Об этих событиях было сообщено королю, пока он со всеми ноблями пировал на праздненстве, и для того, чтобы направить в другую сторону или ограничить ярость толпы, от него был послан Ранульф де Гланвилль (Ranulph de Glanville), который был юстициарием королевства, человек как могущественный, так и благоразумный, вместе с другими людьми подобного же ранга. Но тщетно, поскольку в таком большом шуме никто не слышал голоса возвещавшего о его присутствии, но некоторые из наиболее буйных начали кричать на него и его спутников, и угрожали им страшным образом, если они быстро не уберутся. Поэтому, они мудро удалились перед столь необузданной яростью, и погромщики, с той же свободой и свирепостью продолжали бунтовать до 8 часов следующего дня, и к этому времени, пресыщенность и усталость от бесчинств, больше, чем увещевания или почтительность перед королем, смягчили их ярость.

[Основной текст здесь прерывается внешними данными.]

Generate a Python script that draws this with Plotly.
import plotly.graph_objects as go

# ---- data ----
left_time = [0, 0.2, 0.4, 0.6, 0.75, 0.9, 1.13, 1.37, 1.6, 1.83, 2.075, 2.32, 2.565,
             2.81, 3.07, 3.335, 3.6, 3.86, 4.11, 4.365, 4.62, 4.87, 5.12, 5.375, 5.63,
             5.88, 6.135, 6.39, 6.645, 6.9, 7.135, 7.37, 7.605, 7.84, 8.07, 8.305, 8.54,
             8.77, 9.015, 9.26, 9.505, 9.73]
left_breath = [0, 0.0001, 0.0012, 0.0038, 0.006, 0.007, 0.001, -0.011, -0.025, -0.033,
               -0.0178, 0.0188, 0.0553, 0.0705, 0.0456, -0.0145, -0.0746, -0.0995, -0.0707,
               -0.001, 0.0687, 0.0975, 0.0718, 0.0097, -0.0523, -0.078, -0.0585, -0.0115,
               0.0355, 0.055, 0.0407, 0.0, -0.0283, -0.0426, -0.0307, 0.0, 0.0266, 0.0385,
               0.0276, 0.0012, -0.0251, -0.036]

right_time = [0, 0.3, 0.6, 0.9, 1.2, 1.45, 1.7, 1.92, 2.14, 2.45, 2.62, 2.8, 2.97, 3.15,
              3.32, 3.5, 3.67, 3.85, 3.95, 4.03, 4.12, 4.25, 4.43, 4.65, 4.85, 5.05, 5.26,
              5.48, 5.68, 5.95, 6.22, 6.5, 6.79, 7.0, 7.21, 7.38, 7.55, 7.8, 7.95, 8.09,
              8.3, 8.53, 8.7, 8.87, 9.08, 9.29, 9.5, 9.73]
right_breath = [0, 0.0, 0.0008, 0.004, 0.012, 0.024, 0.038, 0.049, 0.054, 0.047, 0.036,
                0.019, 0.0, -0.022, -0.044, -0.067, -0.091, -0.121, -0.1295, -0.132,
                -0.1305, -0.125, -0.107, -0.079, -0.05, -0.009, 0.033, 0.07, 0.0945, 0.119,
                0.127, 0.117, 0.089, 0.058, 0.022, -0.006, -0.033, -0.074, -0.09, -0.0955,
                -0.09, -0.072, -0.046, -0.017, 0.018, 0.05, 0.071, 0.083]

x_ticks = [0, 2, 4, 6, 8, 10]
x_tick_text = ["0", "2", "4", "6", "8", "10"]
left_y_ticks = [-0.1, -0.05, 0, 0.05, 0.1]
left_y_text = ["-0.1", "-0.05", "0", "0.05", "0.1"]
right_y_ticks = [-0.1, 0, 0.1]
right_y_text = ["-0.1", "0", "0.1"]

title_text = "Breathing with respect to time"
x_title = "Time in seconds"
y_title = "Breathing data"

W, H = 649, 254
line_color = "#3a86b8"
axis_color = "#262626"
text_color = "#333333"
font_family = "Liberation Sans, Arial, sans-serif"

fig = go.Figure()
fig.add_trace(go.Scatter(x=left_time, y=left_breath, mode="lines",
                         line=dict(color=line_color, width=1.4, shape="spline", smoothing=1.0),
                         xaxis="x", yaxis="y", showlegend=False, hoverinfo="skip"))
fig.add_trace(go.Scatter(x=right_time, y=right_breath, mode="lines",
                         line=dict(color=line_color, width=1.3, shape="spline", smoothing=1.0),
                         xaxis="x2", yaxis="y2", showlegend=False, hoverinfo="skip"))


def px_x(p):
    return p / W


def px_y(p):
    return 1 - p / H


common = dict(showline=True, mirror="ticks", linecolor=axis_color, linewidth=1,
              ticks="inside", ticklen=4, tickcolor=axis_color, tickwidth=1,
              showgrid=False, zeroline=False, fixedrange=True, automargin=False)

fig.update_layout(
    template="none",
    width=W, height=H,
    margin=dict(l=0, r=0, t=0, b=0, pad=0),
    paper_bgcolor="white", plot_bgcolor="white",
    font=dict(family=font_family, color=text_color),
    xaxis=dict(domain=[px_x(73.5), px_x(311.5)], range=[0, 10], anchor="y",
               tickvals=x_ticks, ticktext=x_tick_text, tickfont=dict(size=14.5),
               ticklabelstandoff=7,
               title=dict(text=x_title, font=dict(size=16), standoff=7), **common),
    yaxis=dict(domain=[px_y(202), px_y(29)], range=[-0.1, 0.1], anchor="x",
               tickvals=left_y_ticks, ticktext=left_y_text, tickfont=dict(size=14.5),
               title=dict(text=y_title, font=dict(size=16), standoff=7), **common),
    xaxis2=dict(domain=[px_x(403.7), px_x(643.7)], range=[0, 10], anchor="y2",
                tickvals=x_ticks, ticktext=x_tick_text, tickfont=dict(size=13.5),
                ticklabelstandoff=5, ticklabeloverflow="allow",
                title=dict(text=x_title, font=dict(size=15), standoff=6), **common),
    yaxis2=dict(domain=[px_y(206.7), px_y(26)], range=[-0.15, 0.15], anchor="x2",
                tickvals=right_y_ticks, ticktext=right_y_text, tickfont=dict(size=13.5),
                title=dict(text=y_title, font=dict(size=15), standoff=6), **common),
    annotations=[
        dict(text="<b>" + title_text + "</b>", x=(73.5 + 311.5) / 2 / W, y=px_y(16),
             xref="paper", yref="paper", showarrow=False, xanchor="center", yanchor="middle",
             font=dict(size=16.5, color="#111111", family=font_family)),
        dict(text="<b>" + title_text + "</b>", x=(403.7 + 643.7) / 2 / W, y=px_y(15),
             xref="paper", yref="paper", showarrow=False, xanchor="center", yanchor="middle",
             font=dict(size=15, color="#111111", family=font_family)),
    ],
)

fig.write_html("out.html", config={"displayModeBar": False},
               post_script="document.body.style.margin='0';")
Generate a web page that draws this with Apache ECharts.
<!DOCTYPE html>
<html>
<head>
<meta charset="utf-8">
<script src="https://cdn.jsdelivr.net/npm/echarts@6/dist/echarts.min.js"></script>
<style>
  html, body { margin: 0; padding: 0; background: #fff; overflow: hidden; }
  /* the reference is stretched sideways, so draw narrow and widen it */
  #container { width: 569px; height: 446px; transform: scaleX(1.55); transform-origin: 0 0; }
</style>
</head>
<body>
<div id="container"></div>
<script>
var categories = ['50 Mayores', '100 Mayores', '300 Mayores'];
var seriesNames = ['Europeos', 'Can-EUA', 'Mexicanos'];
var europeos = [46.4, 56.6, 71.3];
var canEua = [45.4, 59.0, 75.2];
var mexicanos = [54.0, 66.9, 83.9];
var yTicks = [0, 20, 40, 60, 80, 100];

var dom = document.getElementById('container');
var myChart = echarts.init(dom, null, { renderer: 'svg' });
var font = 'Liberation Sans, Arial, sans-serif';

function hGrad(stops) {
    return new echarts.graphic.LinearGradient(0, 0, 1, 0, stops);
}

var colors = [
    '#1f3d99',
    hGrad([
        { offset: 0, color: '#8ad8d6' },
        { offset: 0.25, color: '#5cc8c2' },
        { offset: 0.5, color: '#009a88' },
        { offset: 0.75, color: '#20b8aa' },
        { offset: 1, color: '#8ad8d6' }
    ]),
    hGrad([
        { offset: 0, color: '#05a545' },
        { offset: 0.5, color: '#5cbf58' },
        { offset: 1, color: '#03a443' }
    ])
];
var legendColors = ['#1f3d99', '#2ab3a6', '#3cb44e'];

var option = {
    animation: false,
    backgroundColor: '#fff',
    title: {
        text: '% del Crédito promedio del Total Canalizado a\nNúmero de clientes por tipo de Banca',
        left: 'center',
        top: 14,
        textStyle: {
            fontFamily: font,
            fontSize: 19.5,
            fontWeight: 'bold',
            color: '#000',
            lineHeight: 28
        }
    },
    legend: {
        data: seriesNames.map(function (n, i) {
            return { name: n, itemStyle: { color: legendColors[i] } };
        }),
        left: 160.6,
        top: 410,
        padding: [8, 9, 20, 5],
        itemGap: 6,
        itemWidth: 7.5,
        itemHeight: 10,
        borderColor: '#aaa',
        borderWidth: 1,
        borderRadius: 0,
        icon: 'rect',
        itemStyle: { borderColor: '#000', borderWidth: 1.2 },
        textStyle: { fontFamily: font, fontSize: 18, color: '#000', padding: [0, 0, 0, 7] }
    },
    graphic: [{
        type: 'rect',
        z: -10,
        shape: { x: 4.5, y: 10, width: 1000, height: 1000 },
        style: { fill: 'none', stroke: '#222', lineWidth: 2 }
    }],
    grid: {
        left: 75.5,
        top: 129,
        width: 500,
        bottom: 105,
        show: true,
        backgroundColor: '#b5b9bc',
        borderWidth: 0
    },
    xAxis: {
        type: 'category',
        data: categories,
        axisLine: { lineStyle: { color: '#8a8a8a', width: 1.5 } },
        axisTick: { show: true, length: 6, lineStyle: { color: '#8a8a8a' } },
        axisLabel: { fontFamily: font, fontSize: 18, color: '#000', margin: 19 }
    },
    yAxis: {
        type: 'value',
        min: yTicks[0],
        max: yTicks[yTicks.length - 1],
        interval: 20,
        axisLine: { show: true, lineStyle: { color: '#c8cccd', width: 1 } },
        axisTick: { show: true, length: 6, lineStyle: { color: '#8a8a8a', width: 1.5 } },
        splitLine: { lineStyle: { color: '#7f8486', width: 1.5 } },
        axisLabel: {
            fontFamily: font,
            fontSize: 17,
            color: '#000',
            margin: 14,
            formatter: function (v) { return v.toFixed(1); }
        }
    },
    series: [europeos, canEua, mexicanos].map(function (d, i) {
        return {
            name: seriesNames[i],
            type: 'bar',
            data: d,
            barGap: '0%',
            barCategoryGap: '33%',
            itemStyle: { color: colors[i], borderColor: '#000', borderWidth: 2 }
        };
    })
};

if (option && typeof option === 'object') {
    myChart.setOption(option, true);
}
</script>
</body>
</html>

Это, доселе неслыханное, событие в королевском городе и это, так решительно начатое, истребление неверной расы, и это новое отношение христиан против врагов Креста Христова, ознаменовало первый день царствования наиславнейшего короля Ричарда, и стало, очевидно, предзнаменованием возвышения христианства в его дни, и не только из-за того, что сомнительные события лучше истолковывать с хорошей стороны, нежели с дурной, но ведь действительно — как еще лучше истолковать случившееся, что еще может быть знамением более ясным, если вообще это что-то может знаменовать, чем то уничтожение богохульной расы, равно облагородившее и день и место и само его посвящение в короли, и то, что в самом начале его царствования враги христиан стали умаляться и погибать вокруг него? Поэтому, не должно ли это повлиять на оценку любым человеком произошедшего пожара части города и неразумной ярости бесчинствующих людей, и не должно ли подвести его к доброму и благочестивому истолкованию получившегося в итоге замечательного результата? Поскольку, хотя события такого рода могут препятствовать установленному свыше порядку вещей, все же, не может ли Всемогущий часто выражать Свою волю (которая есть самая благая) через волю и действия (которые есть самые злобные) людей, даже самых дурных?